In theory, the next two years could be a golden era for all kinds of health policy, including long-term care policy.
Americans have had a pretty good chance to check out the Affordable Care Act system and to see what we like about it, what we hate about it, and what’s mathematically possible.
President-elect Donald Trump, and most of the Republicans who now control the House and the Senate, said while they were campaigning that they would fight to replace, and replace, the ACA. Any ACA feature that survives in that environment will have to be very popular, very practical, or, ideally, both.
While the Republicans were campaigning, they talked about expanding the health savings account program. They occasionally mentioned long-term care, and dementia.
Trump, for example, said during a primary appearance in New Hampshire that the country needs to invest more in Alzheimer’s research.
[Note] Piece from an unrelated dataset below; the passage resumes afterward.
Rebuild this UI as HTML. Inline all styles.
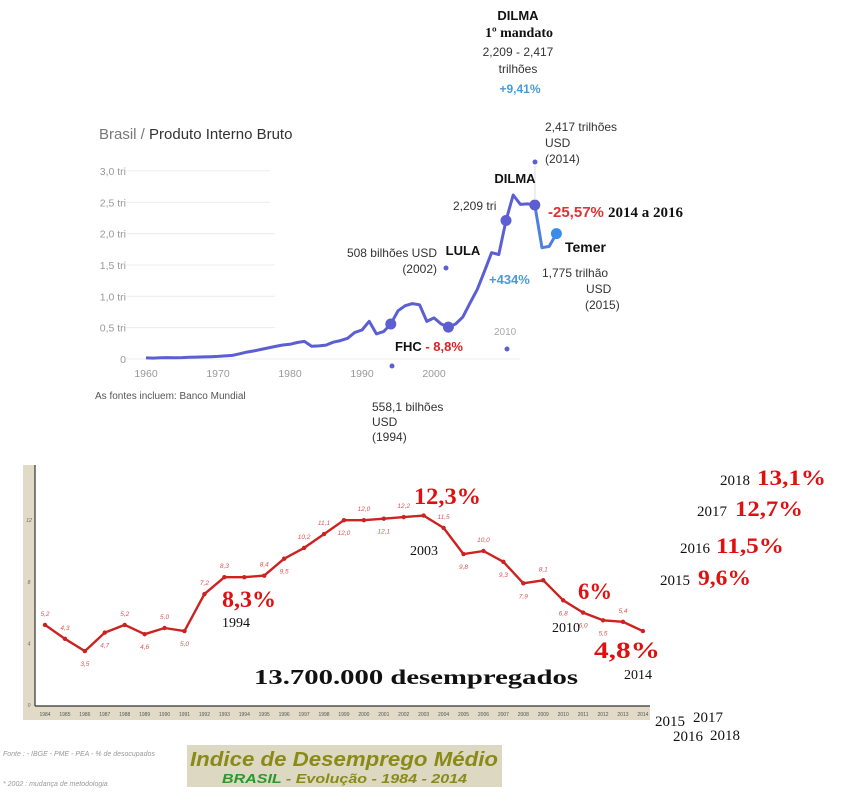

Mike Pence, the vice president-elect, said during a vice presidential debate that a society can be judged by how it cares for the elderly disabled.
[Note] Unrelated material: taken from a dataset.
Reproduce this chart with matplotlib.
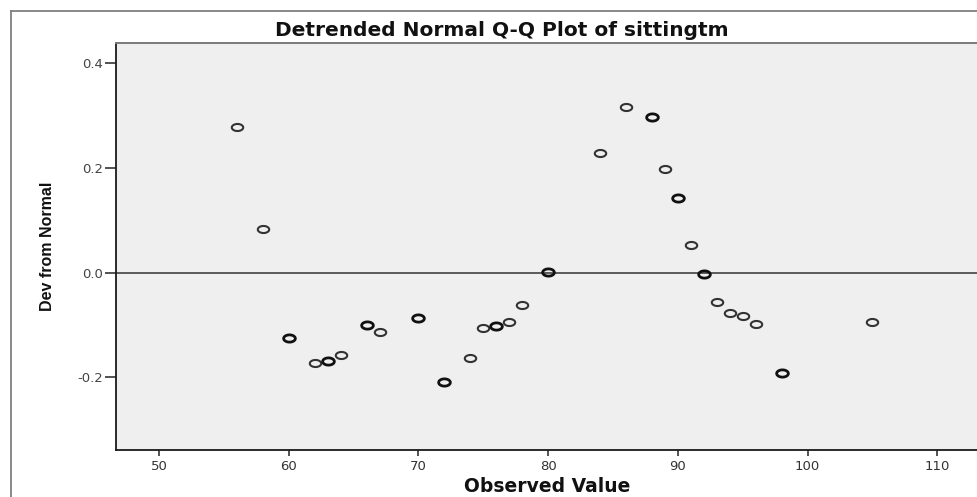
import numpy as np
import matplotlib
matplotlib.use("Agg")
import matplotlib.pyplot as plt
from matplotlib.path import Path
from matplotlib.lines import Line2D

# observed values (sittingtm) and their deviation from normal
observed = [56, 58, 60, 62, 63, 64, 66, 67, 70, 72, 74, 75, 76, 77, 78, 80,
            84, 86, 88, 89, 90, 91, 92, 93, 94, 95, 96, 98, 105]
dev = [0.278, 0.083, -0.125, -0.172, -0.168, -0.157, -0.100, -0.113, -0.087,
       -0.209, -0.163, -0.106, -0.102, -0.094, -0.062, 0.001, 0.228, 0.316,
       0.297, 0.198, 0.142, 0.053, -0.002, -0.056, -0.077, -0.083, -0.098,
       -0.192, -0.095]
# number of tied cases at each value (ties are drawn on top of each other)
ties = [1, 1, 2, 1, 2, 1, 2, 1, 2, 2, 1, 1, 2, 1, 1, 2,
        1, 1, 2, 1, 2, 1, 2, 1, 1, 1, 1, 2, 1]

x_ticks = [50, 60, 70, 80, 90, 100, 110]
y_ticks = [-0.2, 0.0, 0.2, 0.4]

W, H = 977, 497
fig = plt.figure(figsize=(W / 100, H / 100), dpi=100)
fig.patch.set_facecolor('white')

# plot area in pixels: left 116, top 43, bottom 450, runs past the right edge
L, T, B, R = 116, 43, 450, 982
ax = fig.add_axes([L / W, (H - B) / H, (R - L) / W, (B - T) / H])
ax.set_facecolor('#efefef')

ax.set_xlim(46.68, 113.45)
ax.set_ylim(-0.339, 0.4388)

# zero reference line
ax.axhline(0, color='#5a5a5a', linewidth=1.4, zorder=1)

# flattened circle marker like SPSS
t = np.linspace(0, 2 * np.pi, 60)
ell = Path(np.column_stack([np.cos(t), 0.62 * np.sin(t)]), closed=True)

obs = np.array(observed)
dv = np.array(dev)
tc = np.array(ties)
single = tc == 1
ax.plot(obs[single], dv[single], linestyle='none', marker=ell, markersize=8.2,
        markerfacecolor='none', markeredgecolor='#333333', markeredgewidth=1.5, zorder=3)
ax.plot(obs[~single], dv[~single], linestyle='none', marker=ell, markersize=8.4,
        markerfacecolor='none', markeredgecolor='#111111', markeredgewidth=2.0, zorder=3)

# axes styling
ax.spines['right'].set_visible(False)
ax.spines['top'].set_color('#7a7a7a')
ax.spines['top'].set_linewidth(1.4)
for s in ('left', 'bottom'):
    ax.spines[s].set_color('#1a1a1a')
    ax.spines[s].set_linewidth(1.3)

ax.set_xticks(x_ticks)
ax.set_xticklabels([str(v) for v in x_ticks])
ax.set_yticks(y_ticks)
ax.set_yticklabels([f"{v:.1f}" for v in y_ticks])
ax.tick_params(axis='x', direction='out', length=4.5, width=1.3, color='#444444',
               pad=2.5, labelsize=9.5, labelcolor='#333333')
ax.tick_params(axis='y', direction='out', length=8, width=1.3, color='#444444',
               pad=1.2, labelsize=9.5, labelcolor='#444444')
for lab in ax.get_xticklabels() + ax.get_yticklabels():
    lab.set_family('DejaVu Sans')

# outer chart frame
fig.add_artist(Line2D([11 / W, 11 / W], [0, (H - 11) / H], color='#808080', linewidth=1.3))
fig.add_artist(Line2D([11 / W, 1], [(H - 11) / H, (H - 11) / H], color='#808080', linewidth=1.3))

fig.text(502 / W, (H - 30) / H, 'Detrended Normal Q-Q Plot of sittingtm',
         ha='center', va='center', fontsize=14.5, fontweight='bold',
         family='DejaVu Sans', color='#111111')
fig.text(547 / W, (H - 487) / H, 'Observed Value', ha='center', va='center',
         fontsize=13.5, fontweight='bold', family='DejaVu Sans', color='#111111')
fig.text(47 / W, (H - 246) / H, 'Dev from Normal', ha='center', va='center',
         rotation=90, fontsize=11.5, fontweight='bold',
         family='Liberation Sans', color='#111111')

fig.savefig('out.png', dpi=100)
One policymaking challenge could be Americans’ chronic lack of understanding of how insurance works.
We have a hard time grasping the reality that small, consumer-friendly tweaks in insurance rules, programs or products can lead to 2,000-page regulations, push the best risks out of the market for coverage, encourage insured people who could handle negative events on their own to file claims, and put enormous financial strain on insurers.
Even agents, brokers and home office workers in lines other than health insurance or long-term care insurance occasionally have a hard time empathizing with the people in charge of keeping health insurance companies from going broke.
One possible solution could be mobile devices. Somehow, insurers need to get a beautiful, fun game that teaches basic actuarial principles into the world’s app stores.
We already play with apps that teach us to run bakeries and farms, and to escape from angry birds.
Now we need an app that puts us in the position of health insurance company actuaries, underwriters, claim processors and chief financial officers, and teaches us, when we’re on the first, happy level, how to protect a precious pot of capital and surplus from hordes of smart, well-dressed, polite, lovely, passionate people who try to get us to act in ways that will empty the pot.
If we empty the pot, we should move to a more painful level of the game: the liquidation level. There, we should have to confront a courtroom of angry doctors, hospital bill collectors, patients and former employees who are all fighting vicious battles over the pennies the sheriff will get by auctioning off our toaster and our coffee maker.
Once we get through the liquidation level, we should move to the post-liquidation level. There, we should stand in the shoes of the doctors, hospital managers, patients and employees who have to live with random drips of cash, rather than the full payments they are owed, because, when we were on the first level of the game, we were too “kind,” and were too quick to let the pot of capital and surplus run dry.